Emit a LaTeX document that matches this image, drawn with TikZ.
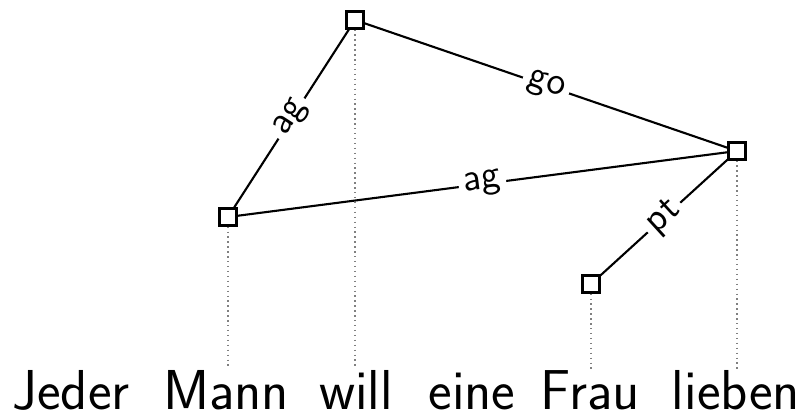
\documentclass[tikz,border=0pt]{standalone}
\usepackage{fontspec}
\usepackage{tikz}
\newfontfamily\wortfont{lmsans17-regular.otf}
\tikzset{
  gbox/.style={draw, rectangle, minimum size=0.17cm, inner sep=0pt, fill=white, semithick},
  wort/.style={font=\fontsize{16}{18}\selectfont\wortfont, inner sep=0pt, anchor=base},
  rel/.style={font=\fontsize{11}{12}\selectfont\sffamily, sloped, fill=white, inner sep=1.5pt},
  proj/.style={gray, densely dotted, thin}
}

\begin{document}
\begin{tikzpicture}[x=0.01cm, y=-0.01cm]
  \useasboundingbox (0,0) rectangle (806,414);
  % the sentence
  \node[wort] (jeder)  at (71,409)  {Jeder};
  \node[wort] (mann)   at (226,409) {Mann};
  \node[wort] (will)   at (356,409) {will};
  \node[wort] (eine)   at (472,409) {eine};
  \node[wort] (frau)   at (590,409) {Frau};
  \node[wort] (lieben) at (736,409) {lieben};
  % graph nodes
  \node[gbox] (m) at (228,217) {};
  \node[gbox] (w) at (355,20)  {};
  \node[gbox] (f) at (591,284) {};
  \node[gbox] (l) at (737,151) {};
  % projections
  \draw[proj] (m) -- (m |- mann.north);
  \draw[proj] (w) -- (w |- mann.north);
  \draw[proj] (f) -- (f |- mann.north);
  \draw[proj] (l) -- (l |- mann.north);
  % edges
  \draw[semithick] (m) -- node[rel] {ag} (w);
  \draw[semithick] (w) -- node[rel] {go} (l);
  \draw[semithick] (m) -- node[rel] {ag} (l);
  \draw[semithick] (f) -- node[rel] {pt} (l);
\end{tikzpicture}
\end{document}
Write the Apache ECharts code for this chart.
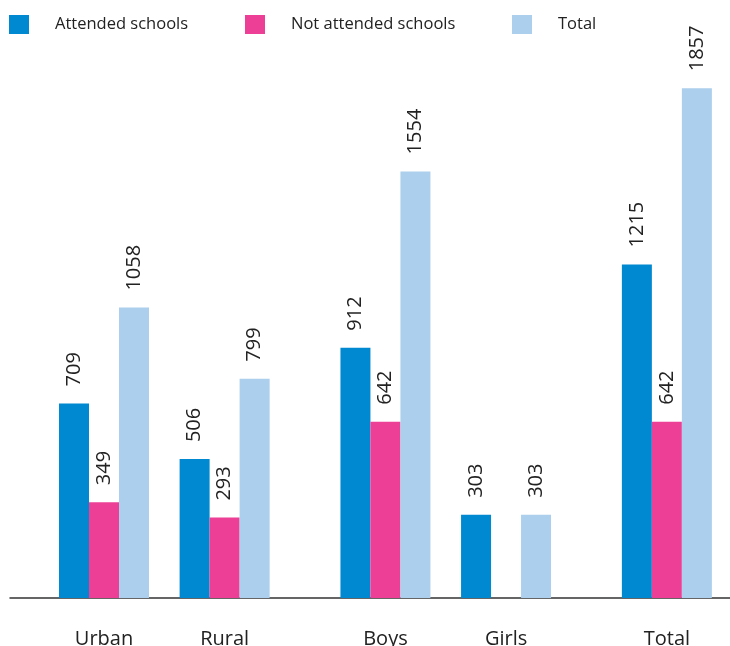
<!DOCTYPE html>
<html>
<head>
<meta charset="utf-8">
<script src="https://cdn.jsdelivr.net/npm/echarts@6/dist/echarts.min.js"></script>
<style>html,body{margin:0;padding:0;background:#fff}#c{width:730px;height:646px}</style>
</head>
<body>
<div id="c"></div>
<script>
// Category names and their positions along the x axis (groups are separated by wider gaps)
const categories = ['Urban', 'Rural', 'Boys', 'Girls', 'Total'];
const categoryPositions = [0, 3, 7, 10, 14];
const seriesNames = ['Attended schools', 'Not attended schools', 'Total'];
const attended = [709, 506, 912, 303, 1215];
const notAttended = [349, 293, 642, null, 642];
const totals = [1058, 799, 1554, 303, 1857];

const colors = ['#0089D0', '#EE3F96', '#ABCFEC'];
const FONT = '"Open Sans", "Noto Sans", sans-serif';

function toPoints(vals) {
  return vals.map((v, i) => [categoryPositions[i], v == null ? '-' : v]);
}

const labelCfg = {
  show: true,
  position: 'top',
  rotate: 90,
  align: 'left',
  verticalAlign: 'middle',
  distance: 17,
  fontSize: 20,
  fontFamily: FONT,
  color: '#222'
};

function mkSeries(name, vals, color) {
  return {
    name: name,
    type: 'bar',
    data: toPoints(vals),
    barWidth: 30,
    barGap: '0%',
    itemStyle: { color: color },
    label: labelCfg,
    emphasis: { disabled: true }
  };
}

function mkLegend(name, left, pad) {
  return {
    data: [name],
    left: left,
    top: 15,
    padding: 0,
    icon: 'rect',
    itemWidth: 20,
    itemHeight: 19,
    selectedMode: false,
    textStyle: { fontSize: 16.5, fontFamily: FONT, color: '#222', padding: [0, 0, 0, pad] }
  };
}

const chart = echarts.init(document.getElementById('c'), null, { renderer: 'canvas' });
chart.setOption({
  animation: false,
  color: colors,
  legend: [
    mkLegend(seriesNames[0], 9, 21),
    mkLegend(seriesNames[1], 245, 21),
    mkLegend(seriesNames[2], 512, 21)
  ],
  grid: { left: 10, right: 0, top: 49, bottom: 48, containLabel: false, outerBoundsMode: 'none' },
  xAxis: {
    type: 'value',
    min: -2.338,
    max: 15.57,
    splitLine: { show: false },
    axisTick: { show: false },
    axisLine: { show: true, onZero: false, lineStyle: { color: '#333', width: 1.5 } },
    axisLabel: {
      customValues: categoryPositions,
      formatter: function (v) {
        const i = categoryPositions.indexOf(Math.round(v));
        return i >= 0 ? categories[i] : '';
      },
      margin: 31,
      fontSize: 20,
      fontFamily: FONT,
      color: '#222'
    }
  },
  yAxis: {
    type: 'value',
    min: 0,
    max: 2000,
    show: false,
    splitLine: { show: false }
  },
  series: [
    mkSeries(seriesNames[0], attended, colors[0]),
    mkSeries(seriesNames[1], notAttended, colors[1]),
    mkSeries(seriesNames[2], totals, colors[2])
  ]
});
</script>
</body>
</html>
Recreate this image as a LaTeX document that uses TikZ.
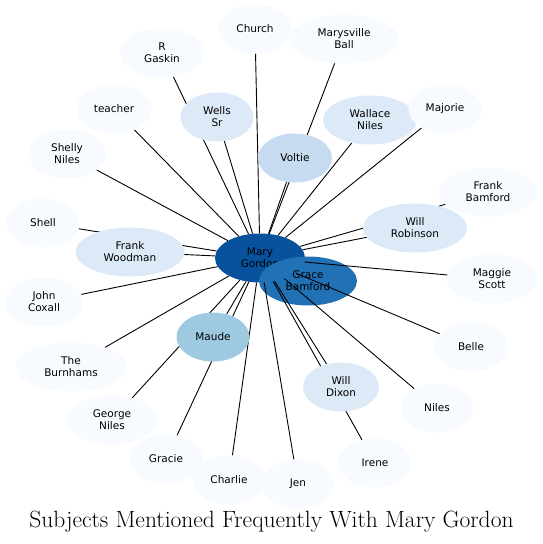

Task objective: Reproduce the listing word for word and omit its pictures.

Solution for this problem:
Emit a LaTeX document that matches this image, drawn with TikZ.
\documentclass[tikz,border=0pt]{standalone}
\usepackage{fontspec}
\usepackage{tikz}
\newfontfamily\wortfont{lmsans17-regular.otf}
\tikzset{
  gbox/.style={draw, rectangle, minimum size=0.17cm, inner sep=0pt, fill=white, semithick},
  wort/.style={font=\fontsize{16}{18}\selectfont\wortfont, inner sep=0pt, anchor=base},
  rel/.style={font=\fontsize{11}{12}\selectfont\sffamily, sloped, fill=white, inner sep=1.5pt},
  proj/.style={gray, densely dotted, thin}
}

\begin{document}
\begin{tikzpicture}[x=0.01cm, y=-0.01cm]
  \useasboundingbox (0,0) rectangle (806,414);
  % the sentence
  \node[wort] (jeder)  at (71,409)  {Jeder};
  \node[wort] (mann)   at (226,409) {Mann};
  \node[wort] (will)   at (356,409) {will};
  \node[wort] (eine)   at (472,409) {eine};
  \node[wort] (frau)   at (590,409) {Frau};
  \node[wort] (lieben) at (736,409) {lieben};
  % graph nodes
  \node[gbox] (m) at (228,217) {};
  \node[gbox] (w) at (355,20)  {};
  \node[gbox] (f) at (591,284) {};
  \node[gbox] (l) at (737,151) {};
  % projections
  \draw[proj] (m) -- (m |- mann.north);
  \draw[proj] (w) -- (w |- mann.north);
  \draw[proj] (f) -- (f |- mann.north);
  \draw[proj] (l) -- (l |- mann.north);
  % edges
  \draw[semithick] (m) -- node[rel] {ag} (w);
  \draw[semithick] (w) -- node[rel] {go} (l);
  \draw[semithick] (m) -- node[rel] {ag} (l);
  \draw[semithick] (f) -- node[rel] {pt} (l);
\end{tikzpicture}
\end{document}
Write the Apache ECharts code for this chart.
<!DOCTYPE html>
<html>
<head>
<meta charset="utf-8">
<script src="https://cdn.jsdelivr.net/npm/echarts@6/dist/echarts.min.js"></script>
<style>html,body{margin:0;padding:0;background:#fff}#c{width:730px;height:646px}</style>
</head>
<body>
<div id="c"></div>
<script>
// Category names and their positions along the x axis (groups are separated by wider gaps)
const categories = ['Urban', 'Rural', 'Boys', 'Girls', 'Total'];
const categoryPositions = [0, 3, 7, 10, 14];
const seriesNames = ['Attended schools', 'Not attended schools', 'Total'];
const attended = [709, 506, 912, 303, 1215];
const notAttended = [349, 293, 642, null, 642];
const totals = [1058, 799, 1554, 303, 1857];

const colors = ['#0089D0', '#EE3F96', '#ABCFEC'];
const FONT = '"Open Sans", "Noto Sans", sans-serif';

function toPoints(vals) {
  return vals.map((v, i) => [categoryPositions[i], v == null ? '-' : v]);
}

const labelCfg = {
  show: true,
  position: 'top',
  rotate: 90,
  align: 'left',
  verticalAlign: 'middle',
  distance: 17,
  fontSize: 20,
  fontFamily: FONT,
  color: '#222'
};

function mkSeries(name, vals, color) {
  return {
    name: name,
    type: 'bar',
    data: toPoints(vals),
    barWidth: 30,
    barGap: '0%',
    itemStyle: { color: color },
    label: labelCfg,
    emphasis: { disabled: true }
  };
}

function mkLegend(name, left, pad) {
  return {
    data: [name],
    left: left,
    top: 15,
    padding: 0,
    icon: 'rect',
    itemWidth: 20,
    itemHeight: 19,
    selectedMode: false,
    textStyle: { fontSize: 16.5, fontFamily: FONT, color: '#222', padding: [0, 0, 0, pad] }
  };
}

const chart = echarts.init(document.getElementById('c'), null, { renderer: 'canvas' });
chart.setOption({
  animation: false,
  color: colors,
  legend: [
    mkLegend(seriesNames[0], 9, 21),
    mkLegend(seriesNames[1], 245, 21),
    mkLegend(seriesNames[2], 512, 21)
  ],
  grid: { left: 10, right: 0, top: 49, bottom: 48, containLabel: false, outerBoundsMode: 'none' },
  xAxis: {
    type: 'value',
    min: -2.338,
    max: 15.57,
    splitLine: { show: false },
    axisTick: { show: false },
    axisLine: { show: true, onZero: false, lineStyle: { color: '#333', width: 1.5 } },
    axisLabel: {
      customValues: categoryPositions,
      formatter: function (v) {
        const i = categoryPositions.indexOf(Math.round(v));
        return i >= 0 ? categories[i] : '';
      },
      margin: 31,
      fontSize: 20,
      fontFamily: FONT,
      color: '#222'
    }
  },
  yAxis: {
    type: 'value',
    min: 0,
    max: 2000,
    show: false,
    splitLine: { show: false }
  },
  series: [
    mkSeries(seriesNames[0], attended, colors[0]),
    mkSeries(seriesNames[1], notAttended, colors[1]),
    mkSeries(seriesNames[2], totals, colors[2])
  ]
});
</script>
</body>
</html>
Recreate this image as a LaTeX document that uses TikZ.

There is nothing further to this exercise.